Howard Barrell over a barrel I have spent several days this week trying to understand the basis on which Thabo Mbeki says Tony Leon is a racist. I have read, reread and read again the speech in which Mbeki did so – the second Oliver Tambo Lecture, delivered in Johannesburg last Friday. I have enlisted literary and semantic authorities to my effort. And I am none the wiser. I am left with the conclusion that Mbeki has made this inflammatory charge without providing an iota of evidence. He has, instead, relied merely on a dubious grasp of the literary classics and assertion.
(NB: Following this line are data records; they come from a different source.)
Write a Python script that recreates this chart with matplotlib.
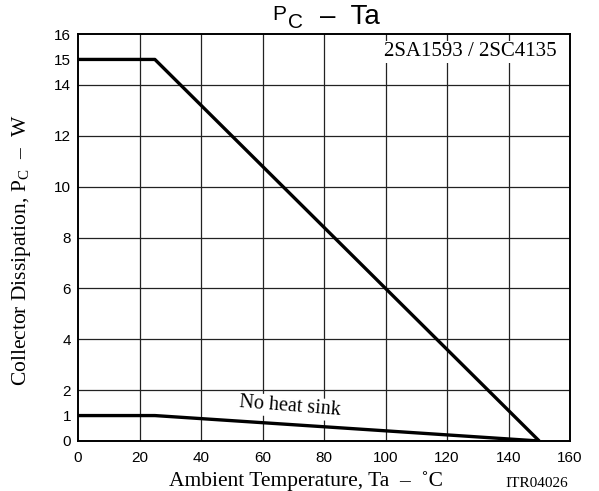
import matplotlib
matplotlib.use("Agg")
import matplotlib.pyplot as plt

# Data
temp_heatsink = [0, 25, 150]
pc_heatsink = [15, 15, 0]
temp_noheatsink = [0, 25, 150]
pc_noheatsink = [1, 1, 0]

xticks = [0, 20, 40, 60, 80, 100, 120, 140, 160]
yticks = [0, 1, 2, 4, 6, 8, 10, 12, 14, 15, 16]
ygrid = [2, 4, 6, 8, 10, 12, 14]
xgrid = [20, 40, 60, 80, 100, 120, 140]

serif = "Liberation Serif"
sans = "Liberation Sans"
plt.rcParams["mathtext.fontset"] = "custom"
plt.rcParams["mathtext.rm"] = serif

W, H = 599, 491
fig = plt.figure(figsize=(W / 100, H / 100), dpi=100)
ax = fig.add_axes([78 / W, 1 - 441 / H, 492 / W, 407 / H])

ax.set_xlim(0, 160)
ax.set_ylim(0, 16)

for g in xgrid:
    ax.axvline(g, color="#222222", lw=0.9, zorder=1)
for g in ygrid:
    ax.axhline(g, color="#222222", lw=0.9, zorder=1)

ax.plot(temp_heatsink, pc_heatsink, color="black", lw=2.4, zorder=3,
        solid_capstyle="butt")
ax.plot(temp_noheatsink, pc_noheatsink, color="black", lw=2.4, zorder=3,
        solid_capstyle="butt")

for s in ax.spines.values():
    s.set_linewidth(1.4)
    s.set_color("black")

ax.set_xticks(xticks)
ax.set_yticks(yticks)
ax.tick_params(length=0, labelsize=11)
ax.tick_params(axis="x", pad=7)
ax.tick_params(axis="y", pad=5)
for lab in ax.get_xticklabels() + ax.get_yticklabels():
    lab.set_family(sans)

ax.set_xlabel("Ambient Temperature, Ta  \u2013  \u02daC", family=serif,
              fontsize=15.5)
ax.xaxis.set_label_coords(0.4634, -0.075)
ax.set_ylabel("Collector Dissipation, P$_{\\mathregular{C}}$  \u2013  W",
              family=serif, fontsize=15.5)
ax.yaxis.set_label_coords(-0.091, 0.469)

ax.text(127.5, 15.3, "2SA1593 / 2SC4135", family=serif, fontsize=15,
        ha="center", va="center", zorder=4,
        bbox=dict(facecolor="white", edgecolor="none", pad=1))
ax.text(69, 1.34, "No heat sink", family=serif, fontsize=14.5,
        ha="center", va="center", rotation=-4.5, zorder=4,
        rotation_mode="anchor",
        bbox=dict(facecolor="white", edgecolor="none", pad=1))

fig.text(568 / W, 1 - 487 / H, "ITR04026", family=serif, fontsize=11,
         ha="right", va="baseline")

# Title "P_C - Ta"
fig.text(272 / W, 1 - 20 / H, "P", family=sans, fontsize=15, ha="left",
         va="baseline")
fig.text(288 / W, 1 - 28 / H, "C", family=sans, fontsize=15, ha="left",
         va="baseline")
fig.text(320 / W, 1 - 24 / H, "\u2013  Ta", family=sans, fontsize=20,
         ha="left", va="baseline")

fig.savefig("out.png", dpi=100)
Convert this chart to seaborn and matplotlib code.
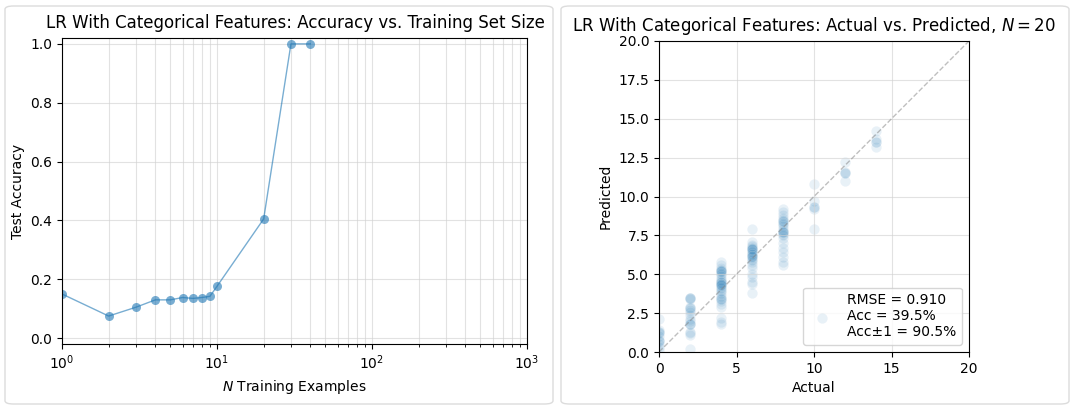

Those of us who have concluded in the past that the reckless allegations of racism that have emanated from the presidency against its occasional critics can have had nothing to do with Mbeki may now have to reconsider our view. Mbeki’s Tambo Lecture is an extraordinary piece of work. In an evident attempt to imbue it with a rhythmic literary refrain, he opens it with a quote from Shakespeare. In this case, the extract is drawn from the play The Tempest. To grasp the quote’s significance, we should perhaps quickly recall the bare bones of the plot of this play. Prospero, a gifted magician, is the Duke of Milan. Prospero’s jealous brother, Antonio, overthrows him and casts him and his daughter off to sea. Prospero and his daughter end up on a sort of desert island. There Prospero finds, among other things, an apparition, Caliban, whom he enslaves, and an obedient spirit, Ariel, who delights in tormenting Caliban whenever he disobeys Prospero. One day Prospero uses his magical powers to cause a storm at sea in order to wreck a ship carrying Antonio and others. The ship’s company are swept ashore on to his island, terrified. There, Prospero plays several tricks on them and manages, eventually, to engineer a rapprochement with Antonio, while Prospero’s daughter falls in love with the son of his other great enemy. Some critics, such as Harold Bloom*, interpret the play as being about taming untamed nature, about reconciliation and the depth of human spirituality. But there are many other views of the play. The fact that Prospero finds himself on an island, where he has a slave and a serving spirit, has led other critics to interpret the play as Shakespeare’s treatment of colonial oppression. In this construal, Prospero is the colonist, Caliban the oppressed, and Ariel can be cast as a sort of comprador figure overseeing Caliban on Prospero’s behalf.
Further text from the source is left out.